Provided material:

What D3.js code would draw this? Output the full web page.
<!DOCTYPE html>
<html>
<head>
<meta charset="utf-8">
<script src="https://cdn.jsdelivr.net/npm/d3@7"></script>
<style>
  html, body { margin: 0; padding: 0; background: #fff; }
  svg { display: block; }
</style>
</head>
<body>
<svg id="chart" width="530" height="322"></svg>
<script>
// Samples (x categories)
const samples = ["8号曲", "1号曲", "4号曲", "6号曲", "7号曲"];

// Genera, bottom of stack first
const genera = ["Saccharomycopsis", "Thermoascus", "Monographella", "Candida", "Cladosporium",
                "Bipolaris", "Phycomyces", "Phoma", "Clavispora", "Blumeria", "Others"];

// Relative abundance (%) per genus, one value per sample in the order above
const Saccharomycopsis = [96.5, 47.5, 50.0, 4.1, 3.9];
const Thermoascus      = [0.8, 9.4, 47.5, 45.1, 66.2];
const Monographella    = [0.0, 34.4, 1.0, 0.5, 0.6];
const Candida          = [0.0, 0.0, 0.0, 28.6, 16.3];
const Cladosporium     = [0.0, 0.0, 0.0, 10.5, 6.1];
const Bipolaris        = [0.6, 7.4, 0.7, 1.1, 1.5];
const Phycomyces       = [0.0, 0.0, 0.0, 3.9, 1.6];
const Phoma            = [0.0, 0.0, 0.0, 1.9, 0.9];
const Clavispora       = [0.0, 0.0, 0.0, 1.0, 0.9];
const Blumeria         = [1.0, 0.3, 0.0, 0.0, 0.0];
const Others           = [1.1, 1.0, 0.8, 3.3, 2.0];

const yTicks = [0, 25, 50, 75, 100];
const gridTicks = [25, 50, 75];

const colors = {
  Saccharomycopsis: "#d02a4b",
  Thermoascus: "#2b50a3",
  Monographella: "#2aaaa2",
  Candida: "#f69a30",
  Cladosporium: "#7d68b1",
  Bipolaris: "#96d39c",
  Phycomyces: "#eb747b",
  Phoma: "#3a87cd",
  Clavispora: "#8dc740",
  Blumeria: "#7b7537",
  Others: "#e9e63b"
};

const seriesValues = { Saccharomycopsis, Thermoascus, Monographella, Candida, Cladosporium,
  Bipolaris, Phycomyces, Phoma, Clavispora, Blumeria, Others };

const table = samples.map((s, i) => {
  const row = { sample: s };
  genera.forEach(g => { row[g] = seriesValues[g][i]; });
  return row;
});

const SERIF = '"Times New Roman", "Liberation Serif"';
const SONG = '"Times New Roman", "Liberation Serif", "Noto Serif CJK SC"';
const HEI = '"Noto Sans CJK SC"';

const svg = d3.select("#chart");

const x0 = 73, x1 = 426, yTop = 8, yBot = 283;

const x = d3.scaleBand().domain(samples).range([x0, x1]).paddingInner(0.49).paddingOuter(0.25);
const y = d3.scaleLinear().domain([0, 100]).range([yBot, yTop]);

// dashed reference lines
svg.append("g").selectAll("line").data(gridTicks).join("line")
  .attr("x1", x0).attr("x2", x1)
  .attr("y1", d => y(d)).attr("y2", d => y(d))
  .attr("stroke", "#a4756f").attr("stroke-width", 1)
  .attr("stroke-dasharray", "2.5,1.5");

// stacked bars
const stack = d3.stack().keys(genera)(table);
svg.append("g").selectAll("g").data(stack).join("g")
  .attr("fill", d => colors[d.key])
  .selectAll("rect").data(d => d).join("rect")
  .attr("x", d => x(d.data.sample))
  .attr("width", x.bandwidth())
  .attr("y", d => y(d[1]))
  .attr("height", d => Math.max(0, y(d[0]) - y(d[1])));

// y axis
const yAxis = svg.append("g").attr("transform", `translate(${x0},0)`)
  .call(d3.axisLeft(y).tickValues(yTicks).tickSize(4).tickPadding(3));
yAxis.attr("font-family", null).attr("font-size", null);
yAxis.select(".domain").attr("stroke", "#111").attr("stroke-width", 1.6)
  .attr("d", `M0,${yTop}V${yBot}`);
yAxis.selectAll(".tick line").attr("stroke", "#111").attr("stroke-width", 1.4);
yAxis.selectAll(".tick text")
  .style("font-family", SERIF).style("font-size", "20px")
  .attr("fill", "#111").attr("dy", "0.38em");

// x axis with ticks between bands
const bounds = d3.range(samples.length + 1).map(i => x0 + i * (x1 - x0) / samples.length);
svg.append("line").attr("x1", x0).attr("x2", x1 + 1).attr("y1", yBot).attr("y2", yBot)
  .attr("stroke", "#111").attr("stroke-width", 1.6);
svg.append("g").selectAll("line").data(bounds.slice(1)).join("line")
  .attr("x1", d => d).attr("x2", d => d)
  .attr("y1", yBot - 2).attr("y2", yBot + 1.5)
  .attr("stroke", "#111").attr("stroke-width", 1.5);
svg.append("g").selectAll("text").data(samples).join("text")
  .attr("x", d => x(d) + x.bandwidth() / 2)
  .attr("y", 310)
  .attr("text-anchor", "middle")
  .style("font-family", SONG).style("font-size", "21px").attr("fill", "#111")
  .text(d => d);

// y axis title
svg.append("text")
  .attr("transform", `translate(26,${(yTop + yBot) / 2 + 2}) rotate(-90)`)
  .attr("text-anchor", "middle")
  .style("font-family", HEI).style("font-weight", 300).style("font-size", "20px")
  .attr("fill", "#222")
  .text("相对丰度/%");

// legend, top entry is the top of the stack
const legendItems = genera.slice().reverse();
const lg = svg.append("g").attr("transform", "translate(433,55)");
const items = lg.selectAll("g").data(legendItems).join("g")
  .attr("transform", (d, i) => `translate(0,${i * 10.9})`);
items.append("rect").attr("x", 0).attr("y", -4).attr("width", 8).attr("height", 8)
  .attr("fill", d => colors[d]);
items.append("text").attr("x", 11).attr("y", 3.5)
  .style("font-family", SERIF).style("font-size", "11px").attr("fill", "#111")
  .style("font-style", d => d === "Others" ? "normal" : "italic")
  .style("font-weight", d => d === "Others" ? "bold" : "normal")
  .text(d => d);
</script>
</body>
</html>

Task instructions:
Transcribe the entire listing above precisely.

Exercise result:
What D3.js code would draw this? Output the full web page.
<!DOCTYPE html>
<html>
<head>
<meta charset="utf-8">
<script src="https://cdn.jsdelivr.net/npm/d3@7"></script>
<style>
  html, body { margin: 0; padding: 0; background: #fff; }
  svg { display: block; }
</style>
</head>
<body>
<svg id="chart" width="530" height="322"></svg>
<script>
// Samples (x categories)
const samples = ["8号曲", "1号曲", "4号曲", "6号曲", "7号曲"];

// Genera, bottom of stack first
const genera = ["Saccharomycopsis", "Thermoascus", "Monographella", "Candida", "Cladosporium",
                "Bipolaris", "Phycomyces", "Phoma", "Clavispora", "Blumeria", "Others"];

// Relative abundance (%) per genus, one value per sample in the order above
const Saccharomycopsis = [96.5, 47.5, 50.0, 4.1, 3.9];
const Thermoascus      = [0.8, 9.4, 47.5, 45.1, 66.2];
const Monographella    = [0.0, 34.4, 1.0, 0.5, 0.6];
const Candida          = [0.0, 0.0, 0.0, 28.6, 16.3];
const Cladosporium     = [0.0, 0.0, 0.0, 10.5, 6.1];
const Bipolaris        = [0.6, 7.4, 0.7, 1.1, 1.5];
const Phycomyces       = [0.0, 0.0, 0.0, 3.9, 1.6];
const Phoma            = [0.0, 0.0, 0.0, 1.9, 0.9];
const Clavispora       = [0.0, 0.0, 0.0, 1.0, 0.9];
const Blumeria         = [1.0, 0.3, 0.0, 0.0, 0.0];
const Others           = [1.1, 1.0, 0.8, 3.3, 2.0];

const yTicks = [0, 25, 50, 75, 100];
const gridTicks = [25, 50, 75];

const colors = {
  Saccharomycopsis: "#d02a4b",
  Thermoascus: "#2b50a3",
  Monographella: "#2aaaa2",
  Candida: "#f69a30",
  Cladosporium: "#7d68b1",
  Bipolaris: "#96d39c",
  Phycomyces: "#eb747b",
  Phoma: "#3a87cd",
  Clavispora: "#8dc740",
  Blumeria: "#7b7537",
  Others: "#e9e63b"
};

const seriesValues = { Saccharomycopsis, Thermoascus, Monographella, Candida, Cladosporium,
  Bipolaris, Phycomyces, Phoma, Clavispora, Blumeria, Others };

const table = samples.map((s, i) => {
  const row = { sample: s };
  genera.forEach(g => { row[g] = seriesValues[g][i]; });
  return row;
});

const SERIF = '"Times New Roman", "Liberation Serif"';
const SONG = '"Times New Roman", "Liberation Serif", "Noto Serif CJK SC"';
const HEI = '"Noto Sans CJK SC"';

const svg = d3.select("#chart");

const x0 = 73, x1 = 426, yTop = 8, yBot = 283;

const x = d3.scaleBand().domain(samples).range([x0, x1]).paddingInner(0.49).paddingOuter(0.25);
const y = d3.scaleLinear().domain([0, 100]).range([yBot, yTop]);

// dashed reference lines
svg.append("g").selectAll("line").data(gridTicks).join("line")
  .attr("x1", x0).attr("x2", x1)
  .attr("y1", d => y(d)).attr("y2", d => y(d))
  .attr("stroke", "#a4756f").attr("stroke-width", 1)
  .attr("stroke-dasharray", "2.5,1.5");

// stacked bars
const stack = d3.stack().keys(genera)(table);
svg.append("g").selectAll("g").data(stack).join("g")
  .attr("fill", d => colors[d.key])
  .selectAll("rect").data(d => d).join("rect")
  .attr("x", d => x(d.data.sample))
  .attr("width", x.bandwidth())
  .attr("y", d => y(d[1]))
  .attr("height", d => Math.max(0, y(d[0]) - y(d[1])));

// y axis
const yAxis = svg.append("g").attr("transform", `translate(${x0},0)`)
  .call(d3.axisLeft(y).tickValues(yTicks).tickSize(4).tickPadding(3));
yAxis.attr("font-family", null).attr("font-size", null);
yAxis.select(".domain").attr("stroke", "#111").attr("stroke-width", 1.6)
  .attr("d", `M0,${yTop}V${yBot}`);
yAxis.selectAll(".tick line").attr("stroke", "#111").attr("stroke-width", 1.4);
yAxis.selectAll(".tick text")
  .style("font-family", SERIF).style("font-size", "20px")
  .attr("fill", "#111").attr("dy", "0.38em");

// x axis with ticks between bands
const bounds = d3.range(samples.length + 1).map(i => x0 + i * (x1 - x0) / samples.length);
svg.append("line").attr("x1", x0).attr("x2", x1 + 1).attr("y1", yBot).attr("y2", yBot)
  .attr("stroke", "#111").attr("stroke-width", 1.6);
svg.append("g").selectAll("line").data(bounds.slice(1)).join("line")
  .attr("x1", d => d).attr("x2", d => d)
  .attr("y1", yBot - 2).attr("y2", yBot + 1.5)
  .attr("stroke", "#111").attr("stroke-width", 1.5);
svg.append("g").selectAll("text").data(samples).join("text")
  .attr("x", d => x(d) + x.bandwidth() / 2)
  .attr("y", 310)
  .attr("text-anchor", "middle")
  .style("font-family", SONG).style("font-size", "21px").attr("fill", "#111")
  .text(d => d);

// y axis title
svg.append("text")
  .attr("transform", `translate(26,${(yTop + yBot) / 2 + 2}) rotate(-90)`)
  .attr("text-anchor", "middle")
  .style("font-family", HEI).style("font-weight", 300).style("font-size", "20px")
  .attr("fill", "#222")
  .text("相对丰度/%");

// legend, top entry is the top of the stack
const legendItems = genera.slice().reverse();
const lg = svg.append("g").attr("transform", "translate(433,55)");
const items = lg.selectAll("g").data(legendItems).join("g")
  .attr("transform", (d, i) => `translate(0,${i * 10.9})`);
items.append("rect").attr("x", 0).attr("y", -4).attr("width", 8).attr("height", 8)
  .attr("fill", d => colors[d]);
items.append("text").attr("x", 11).attr("y", 3.5)
  .style("font-family", SERIF).style("font-size", "11px").attr("fill", "#111")
  .style("font-style", d => d === "Others" ? "normal" : "italic")
  .style("font-weight", d => d === "Others" ? "bold" : "normal")
  .text(d => d);
</script>
</body>
</html>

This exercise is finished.